Poilievre also raised the issue of foreign election interference in Canadian elections, and committed to supporting common national defence interests, and to invest in and modernize the North American Aerospace Defence Command (NORAD).
Poilievre also expressed his desire to end softwood lumber tariffs that affect both the Canadian and American economies, and exempt Canada from protectionist “Buy America” rules, the statement said.
Biden and Prime Minister Justin Trudeau issued a joint statement with commitments to drive progress on shared priorities such as growing the middle class, making life more affordable for people, and creating good jobs through clean energy and economic integration.
Biden said in his message to Parliament that he’s never felt more optimistic in his life about the inflection point Canada and the United States are at. His speech was warmly received.
The two leaders are also aiming to take action on the climate to protect the environment. They spoke about defending North America, and advancing peace and security around the world.

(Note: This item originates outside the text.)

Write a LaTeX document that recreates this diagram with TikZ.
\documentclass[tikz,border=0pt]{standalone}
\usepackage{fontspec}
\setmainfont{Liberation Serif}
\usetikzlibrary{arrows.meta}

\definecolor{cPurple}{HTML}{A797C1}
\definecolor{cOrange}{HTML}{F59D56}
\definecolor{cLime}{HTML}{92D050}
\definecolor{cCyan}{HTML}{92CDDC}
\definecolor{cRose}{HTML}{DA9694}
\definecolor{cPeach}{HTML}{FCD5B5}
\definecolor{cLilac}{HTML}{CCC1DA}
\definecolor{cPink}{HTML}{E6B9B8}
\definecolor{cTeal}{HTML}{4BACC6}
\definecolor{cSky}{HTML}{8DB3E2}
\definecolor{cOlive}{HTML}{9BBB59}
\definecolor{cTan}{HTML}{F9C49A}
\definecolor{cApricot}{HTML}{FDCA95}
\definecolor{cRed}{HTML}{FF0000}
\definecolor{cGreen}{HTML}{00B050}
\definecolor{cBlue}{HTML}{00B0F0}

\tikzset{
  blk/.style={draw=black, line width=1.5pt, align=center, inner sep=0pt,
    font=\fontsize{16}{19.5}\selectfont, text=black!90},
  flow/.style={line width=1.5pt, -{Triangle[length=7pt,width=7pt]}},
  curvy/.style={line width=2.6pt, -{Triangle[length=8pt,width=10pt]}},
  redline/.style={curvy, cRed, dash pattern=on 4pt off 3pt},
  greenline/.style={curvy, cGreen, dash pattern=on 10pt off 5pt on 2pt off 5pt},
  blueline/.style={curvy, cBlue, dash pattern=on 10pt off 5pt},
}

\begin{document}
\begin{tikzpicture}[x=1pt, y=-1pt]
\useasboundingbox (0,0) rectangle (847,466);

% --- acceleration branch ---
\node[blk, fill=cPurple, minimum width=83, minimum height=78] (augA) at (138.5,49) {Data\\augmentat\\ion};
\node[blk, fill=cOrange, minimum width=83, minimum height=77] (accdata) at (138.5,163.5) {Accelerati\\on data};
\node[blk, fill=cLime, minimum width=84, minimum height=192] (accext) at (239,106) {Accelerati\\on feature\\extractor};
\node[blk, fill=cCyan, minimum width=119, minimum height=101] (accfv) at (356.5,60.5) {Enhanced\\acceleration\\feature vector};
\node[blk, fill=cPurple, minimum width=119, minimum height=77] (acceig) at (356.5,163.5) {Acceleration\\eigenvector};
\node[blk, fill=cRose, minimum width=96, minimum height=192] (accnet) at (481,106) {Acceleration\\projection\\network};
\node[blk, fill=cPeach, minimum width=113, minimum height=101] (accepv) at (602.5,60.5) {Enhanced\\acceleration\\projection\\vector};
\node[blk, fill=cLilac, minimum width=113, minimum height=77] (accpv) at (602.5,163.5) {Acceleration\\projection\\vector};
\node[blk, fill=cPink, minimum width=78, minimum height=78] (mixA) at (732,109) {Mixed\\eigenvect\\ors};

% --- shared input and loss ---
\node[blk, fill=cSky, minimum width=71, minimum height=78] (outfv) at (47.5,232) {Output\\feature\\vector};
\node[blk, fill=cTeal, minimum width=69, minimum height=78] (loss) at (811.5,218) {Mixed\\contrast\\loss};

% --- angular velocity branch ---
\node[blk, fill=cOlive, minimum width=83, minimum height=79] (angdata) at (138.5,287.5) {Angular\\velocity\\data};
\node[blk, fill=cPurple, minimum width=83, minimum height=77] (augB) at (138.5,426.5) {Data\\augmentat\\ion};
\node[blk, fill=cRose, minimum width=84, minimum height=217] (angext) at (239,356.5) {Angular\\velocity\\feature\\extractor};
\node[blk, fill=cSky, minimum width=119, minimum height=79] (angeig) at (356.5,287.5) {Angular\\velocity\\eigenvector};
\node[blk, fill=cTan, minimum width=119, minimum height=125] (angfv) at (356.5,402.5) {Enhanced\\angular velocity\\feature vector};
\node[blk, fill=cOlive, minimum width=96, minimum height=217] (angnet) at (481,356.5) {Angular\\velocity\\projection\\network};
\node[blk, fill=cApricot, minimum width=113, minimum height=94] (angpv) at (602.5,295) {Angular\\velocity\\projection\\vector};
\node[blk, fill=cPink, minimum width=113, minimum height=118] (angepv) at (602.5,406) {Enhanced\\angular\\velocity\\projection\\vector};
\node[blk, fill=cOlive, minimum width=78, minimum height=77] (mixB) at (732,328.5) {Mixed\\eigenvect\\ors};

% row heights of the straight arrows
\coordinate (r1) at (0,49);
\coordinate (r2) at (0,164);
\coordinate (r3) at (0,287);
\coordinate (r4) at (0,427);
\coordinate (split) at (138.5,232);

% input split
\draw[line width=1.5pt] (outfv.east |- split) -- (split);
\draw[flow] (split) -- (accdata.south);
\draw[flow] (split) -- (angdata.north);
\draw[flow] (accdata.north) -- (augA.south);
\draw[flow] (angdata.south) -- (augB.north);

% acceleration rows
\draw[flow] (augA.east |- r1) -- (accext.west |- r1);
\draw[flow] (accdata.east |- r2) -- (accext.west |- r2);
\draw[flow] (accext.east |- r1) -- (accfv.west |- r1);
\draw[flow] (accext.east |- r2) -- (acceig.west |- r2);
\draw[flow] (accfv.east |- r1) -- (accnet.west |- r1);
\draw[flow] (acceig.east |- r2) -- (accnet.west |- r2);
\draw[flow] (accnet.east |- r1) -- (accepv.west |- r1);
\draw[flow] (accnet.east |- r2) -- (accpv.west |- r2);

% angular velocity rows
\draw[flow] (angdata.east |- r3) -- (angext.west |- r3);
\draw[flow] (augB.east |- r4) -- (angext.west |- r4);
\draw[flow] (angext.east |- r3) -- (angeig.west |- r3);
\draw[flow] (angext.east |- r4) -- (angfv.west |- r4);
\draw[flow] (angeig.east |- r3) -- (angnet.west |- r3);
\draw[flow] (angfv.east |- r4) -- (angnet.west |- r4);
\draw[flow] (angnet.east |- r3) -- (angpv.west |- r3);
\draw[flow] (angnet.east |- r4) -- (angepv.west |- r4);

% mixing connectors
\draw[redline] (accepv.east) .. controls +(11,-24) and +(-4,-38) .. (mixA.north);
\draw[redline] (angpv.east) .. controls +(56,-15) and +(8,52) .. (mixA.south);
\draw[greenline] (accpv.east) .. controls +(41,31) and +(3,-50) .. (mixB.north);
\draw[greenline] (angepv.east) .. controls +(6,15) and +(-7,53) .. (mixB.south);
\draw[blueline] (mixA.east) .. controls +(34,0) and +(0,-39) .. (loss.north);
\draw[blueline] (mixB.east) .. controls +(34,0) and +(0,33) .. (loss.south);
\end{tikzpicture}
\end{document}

To work on making life more affordable and creating good, middle-class jobs, the two leaders agreed to continue discussions to carve-in Canadian goods into Buy America requirements.
Canada and the U.S. share the longest land border in the world, which is close to 9,000 km in length.
The two countries also share one of the world’s largest trading relationships, with over $1 trillion in bilateral trade in goods and services in 2021, making Canada the largest U.S. trading partner in goods and services.